At about 8 years old, I moved from Freeport, New York to Albany New York with my mom. I went to a Catholic School and was very active in church all the way up until high school and then I didn’t go to church much anymore. During my childhood, I watched my mother struggle to give me everything that she could afford and I always purposed in my heart that when I grew up and had children, I wouldn’t be a single mom and struggle the way my mom did because that just broke my heart watching her be alone pouring her life into me struggling. I went to college, got a job, then got pregnant with my son. And because I decided long ago I wasn’t going to be a single mom, I got married. Soon pregnant with my second child, I was already working two jobs, taking care of my son and the household (my ex left his checks at OTB), I knew I couldn’t take care of another child and all of us. Reluctantly, I got an abortion, angry and ashamed I attempted suicide. God protected me. We later got divorced.
I then said, okay I’m a single mom. I’m going to give my son everything that I never had. We are going to move into a nice safe neighborhood in the suburbs, we did. I put him in a great daycare and in a great school district. We had gotten back in church, and I was again serving the Lord, doing evangelistic work, singing and trying to stay on the right path. I was now working three jobs and I purchased my first home. I wanted to give my son the experience of having a home of our own to live in. My son played several sports and did well in school. He graduated from Colonie High School then went on the Penn State and on to Syracuse University. He graduated and went to work in the downstate area. By this time I was engaged and attending church upstate and downstate as my fiancé lived in New York City.
Three or so years later, my car broke down, I ended up reconnected to an old church where I met new people and became the co-founder of an evangelical ministry. I began to pour my heart into it. But I couldn’t connect to the Lord like I desired/needed to.
I began questioning my life and sadly, I pushed away from the people that truly loved me. As drama, lies, and deception began to surround me… I shut off all social communication and desperately began a search for the TRUTH, no more lies, and deception.
I continued working a couple of jobs, volunteering, coordinating and participating in the ministry events, exercising, attending church and traveling to New York City with a smile. But inside, I was hurting and quickly dying. I am going to die, I said to myself.
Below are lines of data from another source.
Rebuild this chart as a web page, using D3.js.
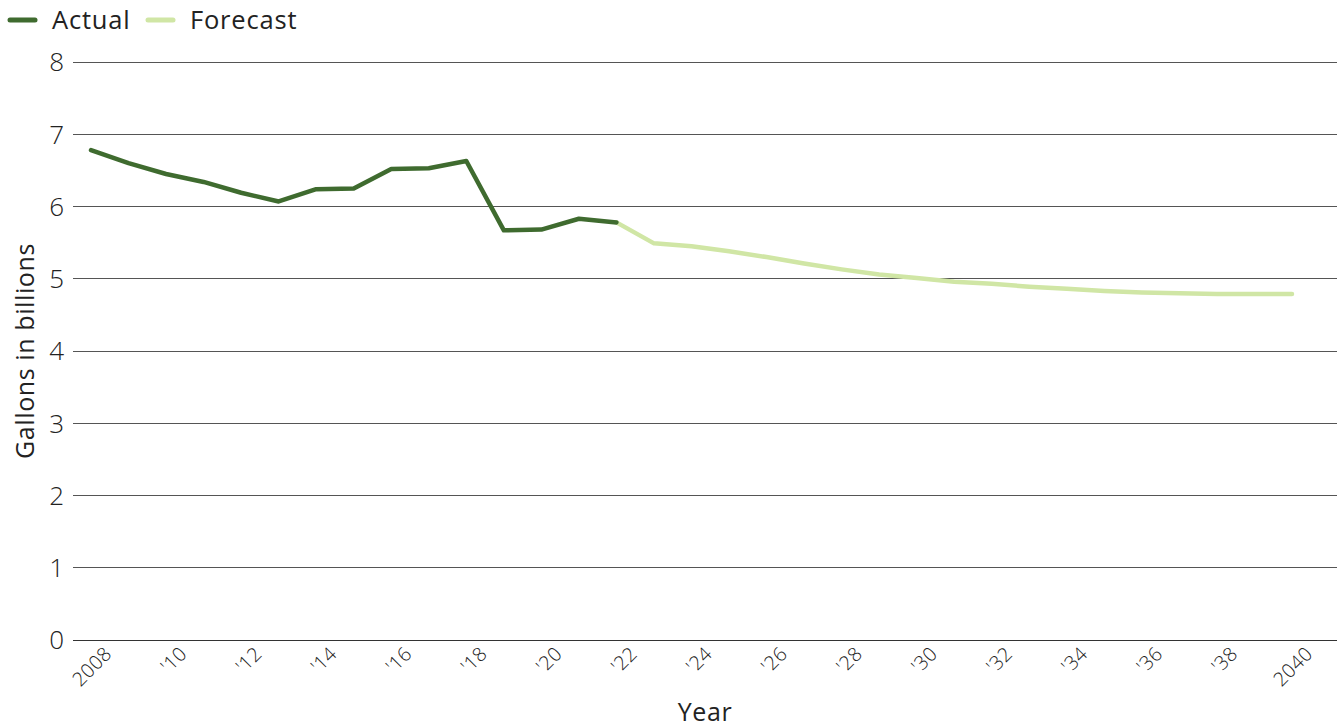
<!DOCTYPE html>
<html><head><meta charset="utf-8">
<script src="https://cdn.jsdelivr.net/npm/d3@7"></script>
<style>
body{margin:0;background:#fff;}
text{font-family:"Open Sans",Lato,sans-serif;fill:#222;}
</style></head>
<body><svg id="c" width="1339" height="728"></svg>
<script>
const actualYears = [2008,2009,2010,2011,2012,2013,2014,2015,2016,2017,2018,2019,2020,2021,2022];
const actualValues = [6.78,6.60,6.45,6.34,6.19,6.07,6.24,6.25,6.52,6.53,6.63,5.67,5.68,5.83,5.78];
const forecastYears = [2022,2023,2024,2025,2026,2027,2028,2029,2030,2031,2032,2033,2034,2035,2036,2037,2038,2039,2040];
const forecastValues = [5.78,5.49,5.45,5.38,5.30,5.21,5.13,5.06,5.01,4.96,4.93,4.89,4.86,4.83,4.81,4.80,4.79,4.79,4.79];
const xTickYears = [2008,2010,2012,2014,2016,2018,2020,2022,2024,2026,2028,2030,2032,2034,2036,2038,2040];
const xTickLabels = ["2008","'10","'12","'14","'16","'18","'20","'22","'24","'26","'28","'30","'32","'34","'36","'38","2040"];
const yTicks = [0,1,2,3,4,5,6,7,8];
const seriesNames = ["Actual","Forecast"];
const seriesColors = ["#3f6b2f","#d0e6a5"];

const svg = d3.select("#c");
const x = d3.scaleLinear().domain([2008,2040]).range([91,1292]);
const y = d3.scaleLinear().domain([0,8]).range([640,62]);

// gridlines
const gy = svg.append("g");
gy.selectAll("line").data(yTicks).join("line")
  .attr("x1",73).attr("x2",1337)
  .attr("y1",d=>y(d)).attr("y2",d=>y(d))
  .attr("stroke",d=>d===0?"#333":"#555").attr("stroke-width",1).attr("shape-rendering","crispEdges");
gy.selectAll("text").data(yTicks).join("text")
  .attr("x",64).attr("y",d=>y(d)).attr("dy","0.36em")
  .attr("text-anchor","end").style("font-size","26px").style("font-weight",300)
  .text(d=>d);

// x tick labels
svg.append("g").selectAll("text").data(xTickYears).join("text")
  .attr("transform",(d)=>`translate(${x(d)+22},${655}) rotate(-45)`)
  .attr("text-anchor","end").style("font-size","19.5px").style("font-weight",300)
  .style("letter-spacing","0.4px")
  .text((d,i)=>xTickLabels[i]);

// lines
const line = d3.line().x(d=>x(d[0])).y(d=>y(d[1]));
svg.append("path").datum(forecastYears.map((yr,i)=>[yr,forecastValues[i]]))
  .attr("d",line).attr("fill","none").attr("stroke",seriesColors[1]).attr("stroke-width",4.5)
  .attr("stroke-linejoin","round").attr("stroke-linecap","round");
svg.append("path").datum(actualYears.map((yr,i)=>[yr,actualValues[i]]))
  .attr("d",line).attr("fill","none").attr("stroke",seriesColors[0]).attr("stroke-width",4.5)
  .attr("stroke-linejoin","round").attr("stroke-linecap","round");

// axis titles
svg.append("text").attr("transform","translate(34,351) rotate(-90)")
  .attr("text-anchor","middle").style("font-size","25px").style("font-weight",400)
  .style("letter-spacing","0.6px")
  .text("Gallons in billions");
svg.append("text").attr("x",705).attr("y",721)
  .attr("text-anchor","middle").style("font-size","25px").style("font-weight",400)
  .style("letter-spacing","0.6px")
  .text("Year");

// legend
const legX = [10,148];
const leg = svg.append("g");
seriesNames.forEach((n,i)=>{
  leg.append("line").attr("x1",legX[i]).attr("x2",legX[i]+25).attr("y1",20).attr("y2",20)
    .attr("stroke",seriesColors[i]).attr("stroke-width",5).attr("stroke-linecap","round");
  leg.append("text").attr("x",legX[i]+42).attr("y",20).attr("dy","0.36em")
    .style("font-size","25.5px").style("font-weight",400).style("letter-spacing","0.8px").text(n);
});
</script></body></html>
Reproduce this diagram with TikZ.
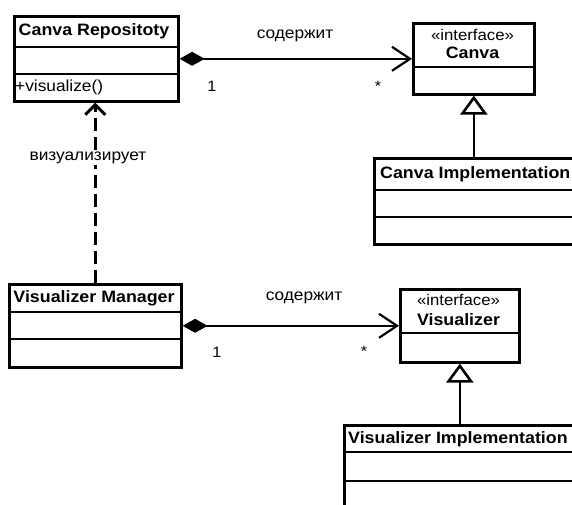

While sitting one evening, I remembered Proverbs 8. I had read it a few times and wanted more, so I looked online to see if I could find a TRUE teaching on it. After a few searches, I was led to Apostle Johnny Ova on YouTube teaching Proverbs 8. I began to listen, as soon as the teaching started I knew I had found the TRUTH. Everything within me that was quickly dying came to full life. I listen to the teaching over and over and over each time being more renewed. I knew I had to get to this church, I had to get to these people, I had to be under this covering and anointing. I let them know I was coming. I looked up the address and I set out on a path to get there as soon as possible. A few trains and cabs later, I stood at the entrance of Sound of Heaven Church. When I walked through the doors I knew I was home. I was immediately surrounded by transparent, loving people. Jesus dwelt in the midst of them and in their hearts. The teachings were pure TRUTH on FIRE. I felt forgiven and freed. Before the afternoon came to a close, I received a Facetime call from Apostle Johnny and First Lady Apostle Rachel greeting me, telling me how sorry they were to have missed me and how happy they were that I had come and looked forward to seeing me the next time I visited. Now I am no longer dying! I’m back to being the best mom I can be to my son and I am free, forgiven and restored in continued service to My Father in heaven and his people now under this anointed covering of truth. Thank you, Jesus, and, thank you for my SOH Family.